*DIRECTIONS FOR THIS TASK*: Data follows below. Repeat exactly the lines between the line holding "Rebuild this diagram" and the line holding "(da) at (257,315)", inclusive, and nothing more; drop pictures.

*STORED DATA*:
* Start *
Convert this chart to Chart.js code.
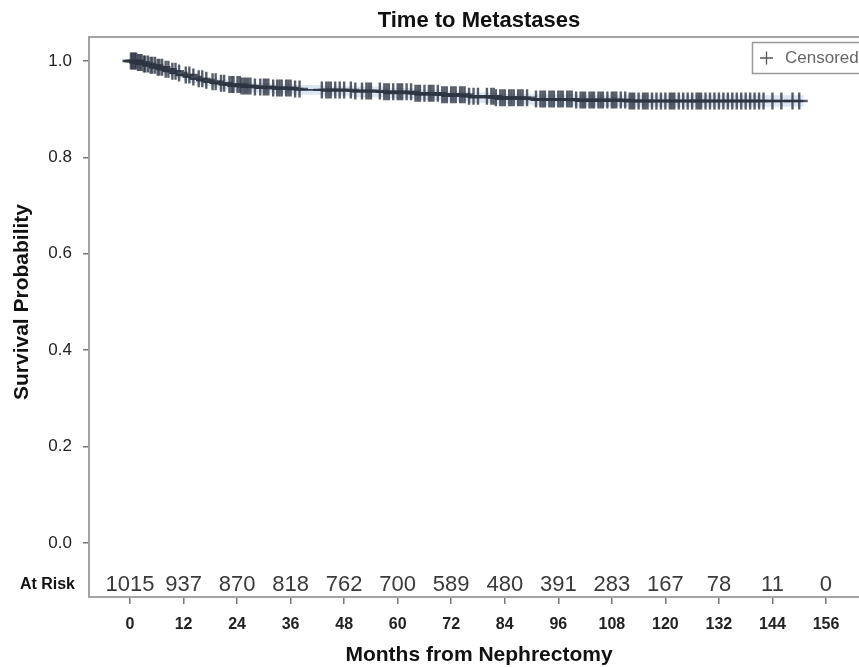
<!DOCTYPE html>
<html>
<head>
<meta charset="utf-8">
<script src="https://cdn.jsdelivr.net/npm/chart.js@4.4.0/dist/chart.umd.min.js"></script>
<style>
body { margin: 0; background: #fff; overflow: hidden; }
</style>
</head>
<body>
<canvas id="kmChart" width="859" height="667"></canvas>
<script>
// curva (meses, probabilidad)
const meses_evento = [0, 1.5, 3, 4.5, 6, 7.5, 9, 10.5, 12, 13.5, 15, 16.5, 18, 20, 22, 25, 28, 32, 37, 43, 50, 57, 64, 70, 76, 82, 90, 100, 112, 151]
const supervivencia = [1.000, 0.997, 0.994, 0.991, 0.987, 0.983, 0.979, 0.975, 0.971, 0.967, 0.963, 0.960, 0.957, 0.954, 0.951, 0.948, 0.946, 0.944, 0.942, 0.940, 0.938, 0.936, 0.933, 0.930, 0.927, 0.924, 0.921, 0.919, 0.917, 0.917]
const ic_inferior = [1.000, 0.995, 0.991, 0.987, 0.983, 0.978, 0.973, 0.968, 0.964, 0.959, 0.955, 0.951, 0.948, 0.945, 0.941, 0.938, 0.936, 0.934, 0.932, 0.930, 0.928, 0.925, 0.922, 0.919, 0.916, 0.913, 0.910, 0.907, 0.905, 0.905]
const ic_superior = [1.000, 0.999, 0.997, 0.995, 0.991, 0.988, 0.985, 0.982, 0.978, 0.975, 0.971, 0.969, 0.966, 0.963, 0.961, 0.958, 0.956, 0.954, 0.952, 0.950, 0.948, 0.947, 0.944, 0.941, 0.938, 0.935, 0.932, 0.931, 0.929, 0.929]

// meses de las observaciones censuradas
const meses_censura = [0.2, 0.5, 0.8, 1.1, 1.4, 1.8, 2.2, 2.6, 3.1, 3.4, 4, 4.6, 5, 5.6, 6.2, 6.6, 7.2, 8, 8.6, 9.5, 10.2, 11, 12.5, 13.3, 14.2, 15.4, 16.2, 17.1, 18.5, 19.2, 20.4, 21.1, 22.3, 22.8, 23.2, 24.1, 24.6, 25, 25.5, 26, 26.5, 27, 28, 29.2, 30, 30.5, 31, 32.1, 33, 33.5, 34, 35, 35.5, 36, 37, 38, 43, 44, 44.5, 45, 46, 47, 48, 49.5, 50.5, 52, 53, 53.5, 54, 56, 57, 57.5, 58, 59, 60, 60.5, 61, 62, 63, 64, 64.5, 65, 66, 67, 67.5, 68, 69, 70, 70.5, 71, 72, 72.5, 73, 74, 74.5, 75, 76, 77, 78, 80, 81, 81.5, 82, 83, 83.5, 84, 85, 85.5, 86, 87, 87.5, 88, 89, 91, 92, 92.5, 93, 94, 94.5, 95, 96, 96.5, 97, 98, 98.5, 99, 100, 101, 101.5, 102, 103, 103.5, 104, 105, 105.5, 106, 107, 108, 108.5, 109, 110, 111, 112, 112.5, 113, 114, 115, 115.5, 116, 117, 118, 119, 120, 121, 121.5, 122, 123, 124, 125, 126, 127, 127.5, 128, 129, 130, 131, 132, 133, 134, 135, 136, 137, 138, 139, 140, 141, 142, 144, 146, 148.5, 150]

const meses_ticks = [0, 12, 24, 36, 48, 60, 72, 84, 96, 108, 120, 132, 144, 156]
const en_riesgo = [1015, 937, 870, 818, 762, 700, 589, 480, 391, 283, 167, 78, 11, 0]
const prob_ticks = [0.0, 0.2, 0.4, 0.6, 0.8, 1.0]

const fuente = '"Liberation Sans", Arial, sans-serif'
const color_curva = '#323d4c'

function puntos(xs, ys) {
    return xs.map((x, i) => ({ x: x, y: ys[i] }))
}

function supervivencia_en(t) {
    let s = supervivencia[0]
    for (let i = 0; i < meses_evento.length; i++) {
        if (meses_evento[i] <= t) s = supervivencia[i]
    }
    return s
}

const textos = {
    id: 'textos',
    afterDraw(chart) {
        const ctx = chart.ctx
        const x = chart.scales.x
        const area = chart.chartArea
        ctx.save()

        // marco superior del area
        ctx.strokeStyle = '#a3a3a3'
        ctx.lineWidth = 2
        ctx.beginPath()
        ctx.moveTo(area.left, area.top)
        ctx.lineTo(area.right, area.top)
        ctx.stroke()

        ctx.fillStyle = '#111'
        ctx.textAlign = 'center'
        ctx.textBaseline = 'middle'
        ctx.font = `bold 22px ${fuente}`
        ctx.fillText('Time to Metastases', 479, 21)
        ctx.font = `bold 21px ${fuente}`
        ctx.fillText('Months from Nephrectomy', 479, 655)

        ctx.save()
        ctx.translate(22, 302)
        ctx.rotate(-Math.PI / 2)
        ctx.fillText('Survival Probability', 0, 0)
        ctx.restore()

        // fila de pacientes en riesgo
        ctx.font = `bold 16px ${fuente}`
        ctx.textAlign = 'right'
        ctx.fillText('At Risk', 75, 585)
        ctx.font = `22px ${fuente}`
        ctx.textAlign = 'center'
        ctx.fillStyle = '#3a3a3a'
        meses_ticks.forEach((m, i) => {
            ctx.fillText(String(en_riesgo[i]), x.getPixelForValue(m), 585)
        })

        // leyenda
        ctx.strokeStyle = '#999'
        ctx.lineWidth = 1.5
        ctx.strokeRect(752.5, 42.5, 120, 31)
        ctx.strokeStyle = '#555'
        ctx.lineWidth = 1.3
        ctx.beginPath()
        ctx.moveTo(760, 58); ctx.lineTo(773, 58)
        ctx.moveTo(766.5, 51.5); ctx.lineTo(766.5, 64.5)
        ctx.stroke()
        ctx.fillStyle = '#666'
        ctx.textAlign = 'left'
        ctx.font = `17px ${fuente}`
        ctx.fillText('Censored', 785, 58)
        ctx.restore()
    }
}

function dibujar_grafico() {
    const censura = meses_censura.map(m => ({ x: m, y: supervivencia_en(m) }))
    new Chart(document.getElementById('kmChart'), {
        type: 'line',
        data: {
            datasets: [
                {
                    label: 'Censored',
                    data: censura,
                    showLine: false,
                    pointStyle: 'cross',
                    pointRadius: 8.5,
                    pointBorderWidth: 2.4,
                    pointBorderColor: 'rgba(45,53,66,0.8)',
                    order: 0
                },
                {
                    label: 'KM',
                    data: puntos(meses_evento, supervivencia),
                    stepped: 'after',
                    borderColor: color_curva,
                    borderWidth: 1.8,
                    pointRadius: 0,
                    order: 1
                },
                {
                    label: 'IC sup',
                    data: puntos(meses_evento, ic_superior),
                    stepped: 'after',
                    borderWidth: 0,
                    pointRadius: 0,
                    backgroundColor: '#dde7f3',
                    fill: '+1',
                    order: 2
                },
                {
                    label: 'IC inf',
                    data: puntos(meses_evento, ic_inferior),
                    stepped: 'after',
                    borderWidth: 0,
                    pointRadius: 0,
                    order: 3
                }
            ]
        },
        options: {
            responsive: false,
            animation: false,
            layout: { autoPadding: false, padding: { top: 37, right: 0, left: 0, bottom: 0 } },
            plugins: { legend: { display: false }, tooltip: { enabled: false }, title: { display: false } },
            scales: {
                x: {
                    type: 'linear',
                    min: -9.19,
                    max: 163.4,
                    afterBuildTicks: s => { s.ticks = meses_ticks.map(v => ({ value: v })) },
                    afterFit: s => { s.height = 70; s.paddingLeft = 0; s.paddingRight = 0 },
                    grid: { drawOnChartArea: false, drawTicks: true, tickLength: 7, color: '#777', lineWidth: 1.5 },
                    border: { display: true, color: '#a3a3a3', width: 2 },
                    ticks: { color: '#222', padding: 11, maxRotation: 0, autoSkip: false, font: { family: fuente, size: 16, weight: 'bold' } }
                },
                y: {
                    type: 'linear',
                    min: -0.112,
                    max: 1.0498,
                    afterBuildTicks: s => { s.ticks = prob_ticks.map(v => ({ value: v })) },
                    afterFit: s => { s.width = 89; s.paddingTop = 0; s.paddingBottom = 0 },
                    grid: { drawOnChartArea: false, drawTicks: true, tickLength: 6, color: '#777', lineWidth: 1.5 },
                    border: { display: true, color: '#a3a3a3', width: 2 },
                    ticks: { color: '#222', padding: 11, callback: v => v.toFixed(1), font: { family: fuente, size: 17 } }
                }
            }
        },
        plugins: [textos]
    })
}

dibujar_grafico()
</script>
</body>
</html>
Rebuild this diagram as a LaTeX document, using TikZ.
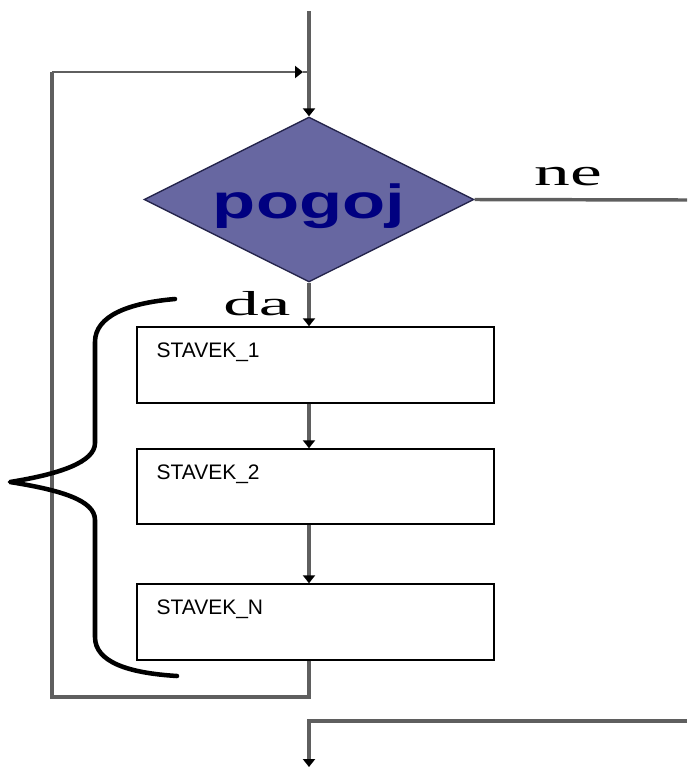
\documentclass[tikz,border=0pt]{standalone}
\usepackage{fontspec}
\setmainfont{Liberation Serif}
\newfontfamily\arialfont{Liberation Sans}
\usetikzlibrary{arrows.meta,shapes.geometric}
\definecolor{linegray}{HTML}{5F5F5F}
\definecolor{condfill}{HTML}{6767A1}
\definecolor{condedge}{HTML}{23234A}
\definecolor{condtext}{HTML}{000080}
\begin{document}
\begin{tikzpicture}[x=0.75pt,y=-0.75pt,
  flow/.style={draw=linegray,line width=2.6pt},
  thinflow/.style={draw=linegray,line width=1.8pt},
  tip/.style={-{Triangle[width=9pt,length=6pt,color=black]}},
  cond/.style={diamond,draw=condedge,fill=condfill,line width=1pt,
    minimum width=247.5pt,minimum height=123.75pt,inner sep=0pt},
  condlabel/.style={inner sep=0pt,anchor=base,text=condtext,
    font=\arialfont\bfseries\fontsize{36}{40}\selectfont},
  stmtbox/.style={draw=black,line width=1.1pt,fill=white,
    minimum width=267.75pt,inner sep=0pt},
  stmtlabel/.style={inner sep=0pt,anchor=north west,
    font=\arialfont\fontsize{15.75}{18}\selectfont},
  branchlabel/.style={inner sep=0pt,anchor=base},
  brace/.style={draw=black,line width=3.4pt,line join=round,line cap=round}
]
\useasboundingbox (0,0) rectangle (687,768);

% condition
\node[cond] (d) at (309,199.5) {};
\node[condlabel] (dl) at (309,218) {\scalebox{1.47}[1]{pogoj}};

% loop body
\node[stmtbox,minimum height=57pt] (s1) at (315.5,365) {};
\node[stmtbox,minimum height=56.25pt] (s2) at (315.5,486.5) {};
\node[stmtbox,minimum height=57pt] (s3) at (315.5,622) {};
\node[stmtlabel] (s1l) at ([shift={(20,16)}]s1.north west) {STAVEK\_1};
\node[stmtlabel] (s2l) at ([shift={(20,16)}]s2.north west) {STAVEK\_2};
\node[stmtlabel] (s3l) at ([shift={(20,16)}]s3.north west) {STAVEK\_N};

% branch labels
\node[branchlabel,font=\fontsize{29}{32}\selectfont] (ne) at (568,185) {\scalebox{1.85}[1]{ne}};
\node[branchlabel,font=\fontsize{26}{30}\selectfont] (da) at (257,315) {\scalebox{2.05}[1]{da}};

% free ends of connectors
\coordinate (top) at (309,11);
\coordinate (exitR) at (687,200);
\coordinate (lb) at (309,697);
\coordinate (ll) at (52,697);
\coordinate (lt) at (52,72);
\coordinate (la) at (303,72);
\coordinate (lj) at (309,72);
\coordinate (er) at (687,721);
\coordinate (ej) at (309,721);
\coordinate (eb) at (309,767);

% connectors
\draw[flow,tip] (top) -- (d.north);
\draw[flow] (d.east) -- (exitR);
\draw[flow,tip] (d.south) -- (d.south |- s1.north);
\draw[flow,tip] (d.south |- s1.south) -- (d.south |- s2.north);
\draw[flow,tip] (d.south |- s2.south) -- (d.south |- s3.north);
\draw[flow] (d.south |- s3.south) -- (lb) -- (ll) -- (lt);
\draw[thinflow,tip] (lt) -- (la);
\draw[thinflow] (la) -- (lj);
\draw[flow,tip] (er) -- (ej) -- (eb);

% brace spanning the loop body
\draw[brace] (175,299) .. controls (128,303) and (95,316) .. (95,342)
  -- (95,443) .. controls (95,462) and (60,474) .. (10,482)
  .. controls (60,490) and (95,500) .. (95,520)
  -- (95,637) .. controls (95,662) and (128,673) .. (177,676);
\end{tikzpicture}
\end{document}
* End *
*SOLUTION*:
Rebuild this diagram as a LaTeX document, using TikZ.
\documentclass[tikz,border=0pt]{standalone}
\usepackage{fontspec}
\setmainfont{Liberation Serif}
\newfontfamily\arialfont{Liberation Sans}
\usetikzlibrary{arrows.meta,shapes.geometric}
\definecolor{linegray}{HTML}{5F5F5F}
\definecolor{condfill}{HTML}{6767A1}
\definecolor{condedge}{HTML}{23234A}
\definecolor{condtext}{HTML}{000080}
\begin{document}
\begin{tikzpicture}[x=0.75pt,y=-0.75pt,
  flow/.style={draw=linegray,line width=2.6pt},
  thinflow/.style={draw=linegray,line width=1.8pt},
  tip/.style={-{Triangle[width=9pt,length=6pt,color=black]}},
  cond/.style={diamond,draw=condedge,fill=condfill,line width=1pt,
    minimum width=247.5pt,minimum height=123.75pt,inner sep=0pt},
  condlabel/.style={inner sep=0pt,anchor=base,text=condtext,
    font=\arialfont\bfseries\fontsize{36}{40}\selectfont},
  stmtbox/.style={draw=black,line width=1.1pt,fill=white,
    minimum width=267.75pt,inner sep=0pt},
  stmtlabel/.style={inner sep=0pt,anchor=north west,
    font=\arialfont\fontsize{15.75}{18}\selectfont},
  branchlabel/.style={inner sep=0pt,anchor=base},
  brace/.style={draw=black,line width=3.4pt,line join=round,line cap=round}
]
\useasboundingbox (0,0) rectangle (687,768);

% condition
\node[cond] (d) at (309,199.5) {};
\node[condlabel] (dl) at (309,218) {\scalebox{1.47}[1]{pogoj}};

% loop body
\node[stmtbox,minimum height=57pt] (s1) at (315.5,365) {};
\node[stmtbox,minimum height=56.25pt] (s2) at (315.5,486.5) {};
\node[stmtbox,minimum height=57pt] (s3) at (315.5,622) {};
\node[stmtlabel] (s1l) at ([shift={(20,16)}]s1.north west) {STAVEK\_1};
\node[stmtlabel] (s2l) at ([shift={(20,16)}]s2.north west) {STAVEK\_2};
\node[stmtlabel] (s3l) at ([shift={(20,16)}]s3.north west) {STAVEK\_N};

% branch labels
\node[branchlabel,font=\fontsize{29}{32}\selectfont] (ne) at (568,185) {\scalebox{1.85}[1]{ne}};
\node[branchlabel,font=\fontsize{26}{30}\selectfont] (da) at (257,315) {\scalebox{2.05}[1]{da}};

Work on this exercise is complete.